Calculate Load carrying capacity of vertically mounted suction cup

[Acenish]

TL;DR Summary

Calculate Load carrying capacity of vertically mounted suction cup

I'm looking for means of calculating load carrying capacity of a vertically mounted suction cup.
Suction Cup effective diameter = 90mm
Mounted on a vertical glass surface
Pressure inside the suction cup = 0.75bar
Pressure difference = 0.25bar
Weight is suspended from a rod attached in the centre of the suction cup.
Rod length = 150mm

Need to calculate how much weight can be suspended before the suction cup pulls off the glass surface

Assume, coefficient of friction between suction cup and glass as 0.2

 

[Baluncore]

Welcome to PF.
Is this a homework problem?
Have you tried to solve the problem yourself?

 

[Acenish]

Hi
No its not a homework problem, rather a curiosity in suction cup design and load capacity.
This arose while using suction cup phone mounts or clothes line as well as with respect to nerf arrows.

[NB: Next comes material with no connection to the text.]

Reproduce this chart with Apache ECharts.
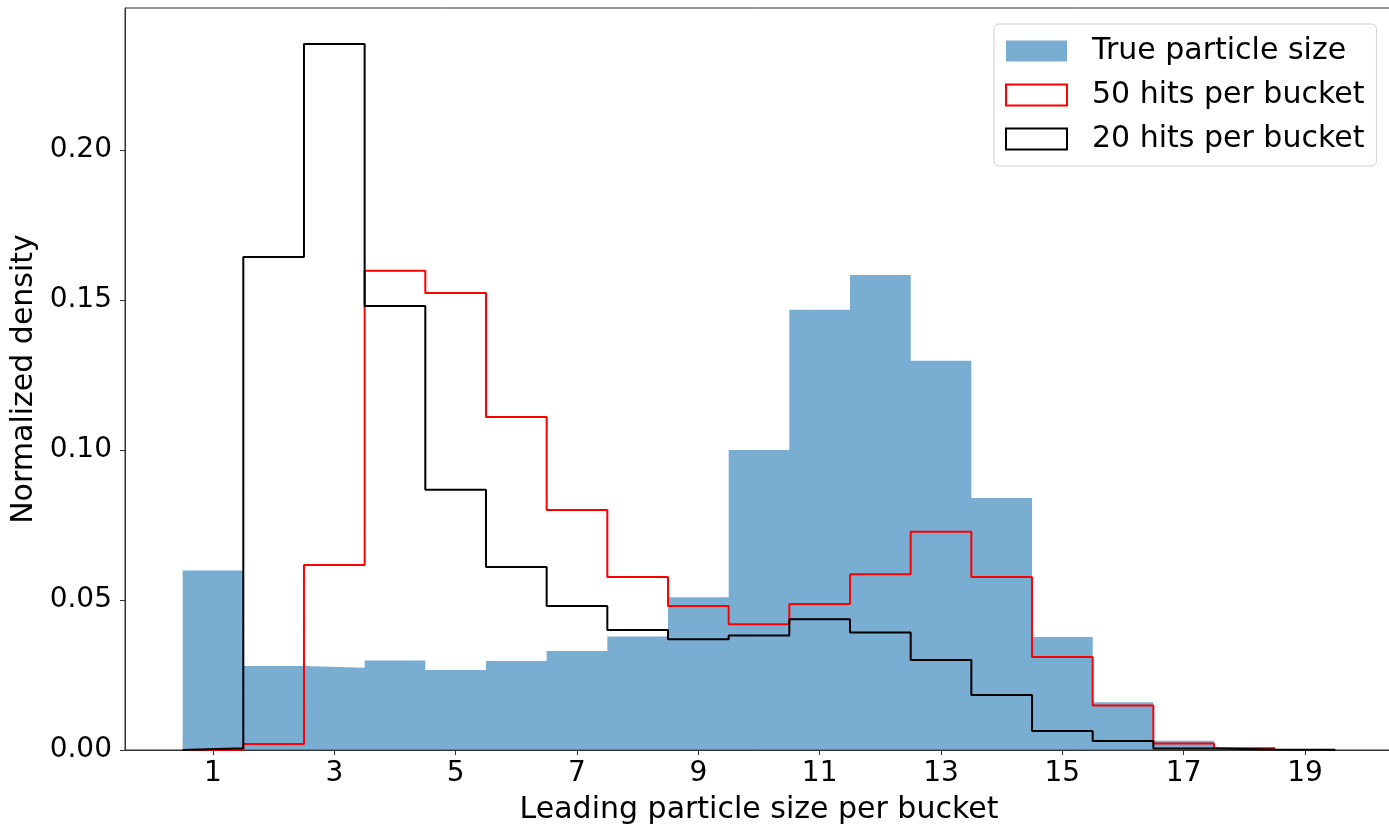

Below is a diagram of the suction cup with a suspended load.

Applying force equilibrium, we get
Fsuction = N (normal force)
Ffric = W (load)
now, Ffric = µ x N = µ x Fsuction
& Fsuction = ΔP x A
so, Ffric = µ x ΔP x A = W

Assume, µ = 0.1
Patm =1 bar (0.1N/mm²)
Pi = 0.8bar (0.08N/mm²)
A = π x d² /4 = 6361.73mm² (d = 90mm)

thus, W = 0.1 x (0.1 - 0.08) x 6361.73 = 12.72N = 1.2kg (approx)

However, what has me puzzled is that the Load W will also have a moment acting on the suction cup and this moment if considered in the centre of the cup, will be balanced by the Fsuction till it fails under a 'peeling-off' action (in this case the top end will peel as W is acting downwards.

This gives, W x 150mm = Fsuction x 45 (radius of cup)....... considering moment in the centre.
=> W = (ΔP x π x d² /4) x 45 / 150 = 38.17 N = 3.8kg (approx)

Was hoping to get feedback on whether either of the approaches are correct.
Thanks

 

[Baluncore]

Was hoping to get feedback on whether either of the approaches are correct.

The cup could unstick from the glass, or it could slide down the glass.

Area of cup = Pi*(0.045)^2 = 6.36e-3
Differential pressure = 0.25 bar * 100 kPa/bar = 25 kPa
Cup force against wall = area * pressure = 159 N.

At what vertical load will the cup slide down the wall?
Note that it is independent of the rod lever arm length.
Apply friction; 159 N * 0.2 = 31.8 N.
31.8 / 9.8 = 3.24 kg.

If it did not slide, the cup would break off the surface at;
Assume the length of the rod is measured from the glass.
Fvert = 159 N * (45 mm / 150 mm) = 47.7 N.
47.7 / 9.8 = 4.867 kg.

So the cup will slide at 3.24 kg.

 

[Baluncore]

Assume, coefficient of friction between suction cup and glass as 0.2

Assume, µ = 0.1

 

[Acenish]

Thanks for response.
Values are arbitrary and I am interested in the approach.

Glad to know, I wasn't off the mark!